Narayanappa then decided to base his version of the Mahabharata on the facts narrated by Ashwathamma. He thus commenced writing the epic in Kannada and completed it till the 10th chapter. He did not go any further and the rest of the Mahabharata was completed by another poet of the Vijayanagar court, Thimanna Kavi during the reign of Krishna Deva Raya.
One of the foremost Madhwa saints of the times, Vyasa Theertha read the epic and gave him the name Kumara Vyasa. This name struck and today, Narayanappa is better known as Kumara Vyasa.
This is one of the legends associated with the first Brahminical writing of the Mahabharata in Kannada. It is called Gadugine Bharata or Karnataka Bharata Kathamanjari.
There is another story about how the Kannada Mahabharata was written. Here it goes.
Narayana came in Kumara Vyasa’s dream and told him that he would recite the Mahabharata and asked him to pen it down. But he had two conditions. The first was that Kumara Vyasa would come to the Narayana temple and that the second was he would only transcribe the epic without trying to locate the place from where the voice reciting the epic was coming.
Kumaravyasa was ecstatic and he then began writing down whatever he was hearing from a voice which was coming from behind the statue of Narayana in the Veera Narayana Temple. This exercise continued till the 10th chapter or the Gadha Yuddha between Bheema and Duryodhana. By then several years had passed,
When he had compted the Gadha  Yuddha, curiosity took the better of Kumaravyasa. He went behind the idol and was astonished to find that Narayana was himself reciting the Mahabharata and the entire scene was being enacted behind the idol.

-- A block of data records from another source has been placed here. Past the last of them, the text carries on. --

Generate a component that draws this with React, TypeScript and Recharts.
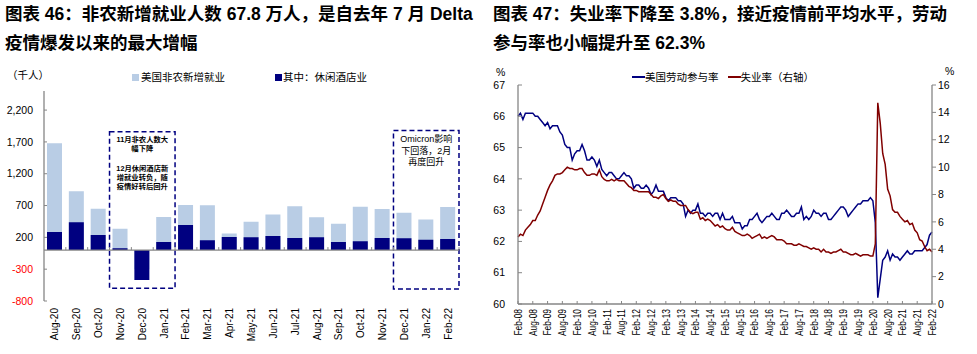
import React from 'react';
import { BarChart, Bar, XAxis, YAxis, ReferenceLine, ReferenceArea, Legend, LineChart, Line } from 'recharts';

const FONT = '"Liberation Sans", Arial, "Noto Sans CJK SC", sans-serif';
const AXIS = '#868686';
const LIGHT = '#B9CDE5';
const NAVY = '#000080';
const RED = '#800000';

// ---------- Left chart data ----------
const barMonths = ['Aug-20', 'Sep-20', 'Oct-20', 'Nov-20', 'Dec-20', 'Jan-21', 'Feb-21', 'Mar-21', 'Apr-21', 'May-21', 'Jun-21', 'Jul-21', 'Aug-21', 'Sep-21', 'Oct-21', 'Nov-21', 'Dec-21', 'Jan-22', 'Feb-22'];
const nonfarm = [1680, 925, 650, 335, -300, 520, 710, 705, 260, 445, 560, 690, 515, 415, 680, 645, 585, 480, 678];
const leisure = [285, 437, 238, 27, -470, 128, 396, 153, 206, 200, 222, 191, 200, 128, 137, 191, 185, 164, 175];
const barTicks = [-800, -300, 200, 700, 1200, 1700, 2200];
const barLegend = ['美国非农新增就业', '其中：休闲酒店业'];
const note1 = ['11月非农人数大', '幅下降', '12月休闲酒店新', '增就业转负，随', '疫情好转后回升'];
const note2 = ['Omicron影响', '下回落，2月', '再度回升'];

// ---------- Right chart data (monthly, Feb-08 .. Feb-22) ----------
const lfpr = [
  66.0, 66.1, 65.9, 66.1, 66.1, 66.1, 66.1, 66.0, 66.0, 65.9, 65.8,
  65.7, 65.8, 65.6, 65.7, 65.7, 65.7, 65.5, 65.4, 65.1, 65.0, 65.0, 64.6,
  64.8, 64.9, 64.9, 65.1, 64.9, 64.6, 64.6, 64.7, 64.6, 64.4, 64.6, 64.3,
  64.2, 64.1, 64.2, 64.2, 64.1, 64.0, 64.0, 64.1, 64.2, 64.1, 64.1, 64.0,
  63.7, 63.8, 63.8, 63.7, 63.7, 63.8, 63.7, 63.5, 63.6, 63.8, 63.6, 63.6,
  63.6, 63.4, 63.3, 63.4, 63.4, 63.4, 63.3, 63.3, 63.2, 62.8, 63.0, 62.9,
  63.0, 63.0, 63.2, 62.9, 62.9, 62.8, 62.9, 62.9, 62.8, 62.9, 62.9, 62.7,
  62.9, 62.7, 62.7, 62.7, 62.8, 62.6, 62.6, 62.6, 62.4, 62.5, 62.5, 62.7,
  62.7, 62.8, 62.9, 62.7, 62.6, 62.7, 62.8, 62.8, 62.9, 62.8, 62.7, 62.7,
  62.9, 62.9, 63.0, 62.9, 62.8, 62.8, 62.9, 62.9, 63.1, 62.7, 62.8, 62.7,
  62.8, 63.0, 62.9, 62.9, 62.8, 62.9, 62.9, 62.7, 62.7, 62.8, 62.9, 63.0,
  63.1, 63.1, 63.0, 62.8, 62.9, 63.0, 63.1, 63.2, 63.2, 63.3, 63.3, 63.3,
  63.4, 63.3, 62.6, 60.2, 60.8, 61.4, 61.5, 61.7, 61.4, 61.6, 61.5, 61.5,
  61.4, 61.5, 61.6, 61.7, 61.6, 61.6, 61.7, 61.7, 61.7, 61.7, 61.8, 61.9,
  62.2, 62.3,
];
const unrate = [
  4.9, 5.1, 5.0, 5.4, 5.6, 5.8, 6.1, 6.1, 6.5, 6.8, 7.3,
  7.8, 8.3, 8.7, 9.0, 9.4, 9.5, 9.5, 9.6, 9.8, 10.0, 9.9, 9.9,
  9.8, 9.8, 9.9, 9.9, 9.6, 9.4, 9.4, 9.5, 9.5, 9.4, 9.8, 9.3,
  9.1, 9.0, 9.0, 9.1, 9.0, 9.1, 9.0, 9.0, 9.0, 8.8, 8.6, 8.5,
  8.3, 8.3, 8.2, 8.2, 8.2, 8.2, 8.2, 8.0, 7.8, 7.8, 7.7, 7.9,
  8.0, 7.7, 7.5, 7.6, 7.5, 7.5, 7.3, 7.2, 7.2, 7.2, 6.9, 6.7,
  6.6, 6.7, 6.7, 6.2, 6.3, 6.1, 6.2, 6.1, 5.9, 5.7, 5.8, 5.6,
  5.7, 5.5, 5.4, 5.4, 5.6, 5.3, 5.2, 5.1, 5.0, 5.0, 5.1, 5.0,
  4.8, 4.9, 5.0, 5.1, 4.8, 4.9, 4.8, 4.9, 5.0, 4.9, 4.7, 4.7,
  4.7, 4.6, 4.4, 4.4, 4.4, 4.3, 4.3, 4.4, 4.3, 4.2, 4.2, 4.1,
  4.0, 4.1, 4.0, 4.0, 3.8, 4.0, 3.8, 3.8, 3.7, 3.8, 3.8, 3.9,
  4.0, 3.8, 3.8, 3.7, 3.6, 3.6, 3.7, 3.6, 3.5, 3.6, 3.6, 3.6,
  3.5, 3.5, 4.4, 14.7, 13.2, 11.0, 10.2, 8.4, 7.9, 6.9, 6.7, 6.7,
  6.4, 6.2, 6.0, 6.1, 5.8, 5.9, 5.4, 5.2, 4.7, 4.6, 4.2, 3.9,
  4.0, 3.8,
];
const MON = ['Jan', 'Feb', 'Mar', 'Apr', 'May', 'Jun', 'Jul', 'Aug', 'Sep', 'Oct', 'Nov', 'Dec'];
const lineMonths = lfpr.map((_, i) => {
  const t = 1 + i; // starts at Feb-08
  return `${MON[t % 12]}-${String(8 + Math.floor(t / 12)).padStart(2, '0')}`;
});
const lfprTicks = [60, 61, 62, 63, 64, 65, 66, 67];
const unrateTicks = [0, 2, 4, 6, 8, 10, 12, 14, 16];
const lineLegend = ['美国劳动参与率', '失业率（右轴）'];

const barData = barMonths.map((m, i) => ({ m, total: nonfarm[i], leisure: leisure[i] }));
const lineData = lineMonths.map((m, i) => ({ m, lfpr: lfpr[i], unrate: unrate[i] }));

// ---------- helpers ----------
const fmt = (v: number) => v.toLocaleString('en-US');

const BarYTick = (props: any) => {
  const { x, y, payload } = props;
  const v = payload.value as number;
  return (
    <text x={x} y={y} dy="0.355em" textAnchor="end" fontSize={10.5} fontFamily={FONT} fill={v < 0 ? '#FF0000' : '#000'}>
      {fmt(v)}
    </text>
  );
};

const RotTick = (props: any) => {
  const { x, y, payload, size, sx } = props;
  return (
    <g transform={`translate(${x},${y})`}>
      <text transform={`rotate(-90) scale(${sx || 1},1)`} textAnchor="end" dominantBaseline="central" fontSize={size} fontFamily={FONT} fill="#000">
        {payload.value}
      </text>
    </g>
  );
};

const PlainTick = (props: any) => {
  const { x, y, payload, textAnchor } = props;
  return (
    <text x={x} y={y} dy="0.355em" textAnchor={textAnchor} fontSize={10.5} fontFamily={FONT} fill="#000">
      {payload.value}
    </text>
  );
};

const ZeroAxis = (props: any) => {
  const { x1, y1, x2 } = props;
  const n = barMonths.length;
  const step = (x2 - x1) / n;
  return (
    <g>
      <line x1={x1} y1={y1} x2={x2} y2={y1} stroke={AXIS} strokeWidth={1.3} />
      {Array.from({ length: n }, (_, k) => (
        <line key={k} x1={x1 + (k + 1) * step} x2={x1 + (k + 1) * step} y1={y1} y2={y1 - 3} stroke={AXIS} />
      ))}
    </g>
  );
};

const Note = (props: any) => {
  const { viewBox, lines, offsets, size, bold } = props;
  if (!viewBox) return null;
  const cx = viewBox.x + viewBox.width / 2;
  return (
    <text fontSize={size} fontWeight={bold ? 700 : 400} fontFamily={FONT} fill="#000" textAnchor="middle">
      {lines.map((l: string, i: number) => (
        <tspan key={i} x={cx} y={viewBox.y + offsets[i]} dominantBaseline="central">{l}</tspan>
      ))}
    </text>
  );
};

const BarLegend = () => (
  <div style={{ display: 'flex', alignItems: 'center', fontFamily: FONT, fontSize: 10.5, lineHeight: '14px', whiteSpace: 'nowrap', color: '#000' }}>
    <span style={{ width: 7, height: 7, background: LIGHT, display: 'inline-block', marginRight: 2 }} />
    <span>{barLegend[0]}</span>
    <span style={{ width: 7, height: 7, background: NAVY, display: 'inline-block', marginLeft: 50, marginRight: 1 }} />
    <span>{barLegend[1]}</span>
  </div>
);

const LineLegend = () => (
  <div style={{ display: 'flex', alignItems: 'center', fontFamily: FONT, fontSize: 10.5, lineHeight: '14px', whiteSpace: 'nowrap', color: '#000' }}>
    <span style={{ width: 13, height: 1.5, background: NAVY, display: 'inline-block' }} />
    <span>{lineLegend[0]}</span>
    <span style={{ width: 13, height: 1.5, background: RED, display: 'inline-block', marginLeft: 9 }} />
    <span>{lineLegend[1]}</span>
  </div>
);

const titleStyle: React.CSSProperties = {
  position: 'absolute', top: 0, fontSize: 17.5, fontWeight: 700, lineHeight: '29px',
  whiteSpace: 'nowrap', color: '#000', fontFamily: FONT,
};
const unitStyle: React.CSSProperties = {
  position: 'absolute', fontSize: 10.5, lineHeight: '14px', whiteSpace: 'nowrap', color: '#000', fontFamily: FONT,
};

export default function App() {
  return (
    <div style={{ position: 'absolute', left: 0, top: 0, width: 977, height: 354, background: '#fff', overflow: 'hidden', fontFamily: FONT }}>
      <div style={{ ...titleStyle, left: 5 }}>
        图表 46：非农新增就业人数 67.8 万人，是自去年 7 月 Delta<br />疫情爆发以来的最大增幅
      </div>
      <div style={{ ...titleStyle, left: 493 }}>
        图表 47：失业率下降至 3.8%，接近疫情前平均水平，劳动<br />参与率也小幅提升至 62.3%
      </div>
      <div style={{ ...unitStyle, left: 7, top: 68 }}>（千人）</div>
      <div style={{ ...unitStyle, left: 496, top: 65 }}>%</div>
      <div style={{ ...unitStyle, left: 945, top: 64 }}>%</div>

      <div style={{ position: 'absolute', left: 0, top: 0 }}>
        <BarChart width={480} height={354} data={barData} margin={{ top: 91, right: 21, bottom: 0, left: 0 }} barSize={15} barGap={-15}>
          <XAxis dataKey="m" interval={0} height={53} axisLine={false} tickLine={false} tickSize={0} tickMargin={7}
            tick={(p: any) => <RotTick {...p} size={10} sx={1} />} />
          <YAxis width={44} domain={[-800, 2500]} ticks={barTicks} allowDataOverflow axisLine={{ stroke: AXIS, strokeWidth: 1.3 }}
            tickLine={{ stroke: AXIS }} tickSize={-3} tickMargin={14} tick={BarYTick} />
          <Legend layout="vertical" align="center" verticalAlign="middle" wrapperStyle={{ left: 132, top: 70, width: 300, height: 14 }} content={() => <BarLegend />} />
          <Bar dataKey="total" fill={LIGHT} isAnimationActive={false} />
          <Bar dataKey="leisure" fill={NAVY} isAnimationActive={false} />
          <ReferenceLine y={0} shape={ZeroAxis} />
          <ReferenceArea x1="Nov-20" x2="Jan-21" y1={-600} y2={1860} fill="none" fillOpacity={0} stroke={NAVY} strokeWidth={1.5} strokeDasharray="5 3"
            label={(p: any) => <Note {...p} lines={note1} offsets={[8, 17, 37, 46, 55]} size={7.3} bold />} />
          <ReferenceArea x1="Dec-21" x2="Feb-22" y1={-610} y2={1880} fill="none" fillOpacity={0} stroke={NAVY} strokeWidth={1.5} strokeDasharray="5 3"
            label={(p: any) => <Note {...p} lines={note2} offsets={[9, 20.5, 32]} size={9} />} />
        </BarChart>
      </div>

      <div style={{ position: 'absolute', left: 480, top: 0 }}>
        <LineChart width={497} height={354} data={lineData} margin={{ top: 85, right: 0, bottom: 0, left: 0 }}>
          <XAxis dataKey="m" interval={5} height={50} axisLine={{ stroke: AXIS, strokeWidth: 1.3 }} tickLine={{ stroke: AXIS }}
            tickSize={-3} tickMargin={8} tick={(p: any) => <RotTick {...p} size={10.5} sx={0.8} />} />
          <YAxis yAxisId="l" width={38} domain={[60, 67]} ticks={lfprTicks} axisLine={{ stroke: AXIS, strokeWidth: 1.3 }}
            tickLine={{ stroke: AXIS }} tickSize={-4} tickMargin={17} tick={PlainTick} />
          <YAxis yAxisId="r" orientation="right" width={45} domain={[0, 16]} ticks={unrateTicks} axisLine={{ stroke: AXIS, strokeWidth: 1.3 }}
            tickLine={{ stroke: AXIS }} tickSize={4} tickMargin={2} tick={PlainTick} />
          <Legend layout="vertical" align="center" verticalAlign="middle" wrapperStyle={{ left: 152, top: 70, width: 250, height: 14 }} content={() => <LineLegend />} />
          <Line yAxisId="l" dataKey="lfpr" stroke={NAVY} strokeWidth={1.5} dot={false} isAnimationActive={false} />
          <Line yAxisId="r" dataKey="unrate" stroke={RED} strokeWidth={1.5} dot={false} isAnimationActive={false} />
        </LineChart>
      </div>
    </div>
  );
}
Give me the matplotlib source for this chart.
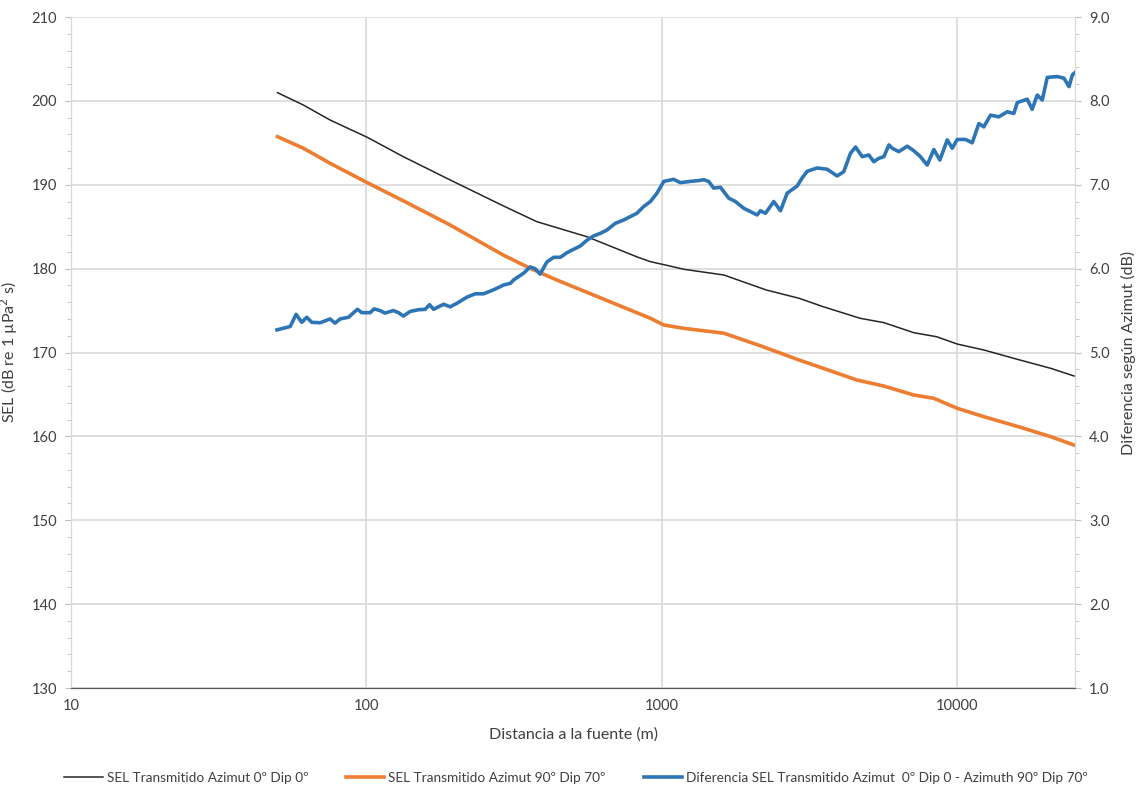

Narayana stopped the recitation as Kumaravyasa had broken his promise. Kumaravyasa did not want to complete the epic as he felt he had betrayed Narayana. He left the Mahabharata unfinished but write that he had only written what had been dictated to him by Narayana.
Even to this day, there is a pillar in the temple which is named Kumaravyasa pillar. It is said that Kumaravyasa stood leaning on the pillar and  reverentially composed the Mahabharata.
There is a small tank adjoining the Veera Narayana Temple. Kumaravyasa used to bathe here everyday and come and lean against the pillar till his clothes dried.
These are the two legends about how Narayanappa came to write Mahabharata in Kannada.
This epic exerted a lot of influence on the literature of the times. Both Purandara Dasa and Thimanna Kavi refer to it. Vyasa Theertyha has also alluded to it. Another Brahmin writer, Narayana better known as Kumara Valmiki of Bijapur, was influenced by this epic and decided to pen the Ramayana in Kannada.       
The Bharata of Narayanappa vests Krishna with divine powers, while attributing human frailities to the rest of  the cast. If Pampa puts forward the Jain interpretation of the Mahabharata, Kumaravyasa sticks to tradition. Pampa  is more liberal in his Vikramarjuna Vijaya. He makes Draupadi the wife of  Arjuna only and not of all the Pandavas. He also portrays Duryodhana and Karna as good individuals. Arjuna is the herof the epic.
The entire work is composed in  Bhamini Shatpadi meter, a form of six lined stanza. Lakshmeesha, another great poet who was born a few decades after Kumaravyasa’s  death, took up and completed Ashwamedha yaaga parva alone in his work "Jaimini Bharata" in Kannada.
Airavata . is another work of  Kumaravyasa 
The Veeranarayana Temple is one of the five Narayana temples consecrated by Ramanujacharya. This temple was built by the Hoysala emperor Vishnuvardhana,
The main deity, Veeranarayana is in a standing posture  with his four hands holding the Shanka, Chakra, Gadha and Padma. Lakshmi and Garuda are on either side.
Gadag is 400 kms from Bangalore. It can be easily reached from Hubli which is 60 kms away.   


  1. Very good post about kannada mahabharatha


  3. anyone aware, as to where i can get a copy of this book?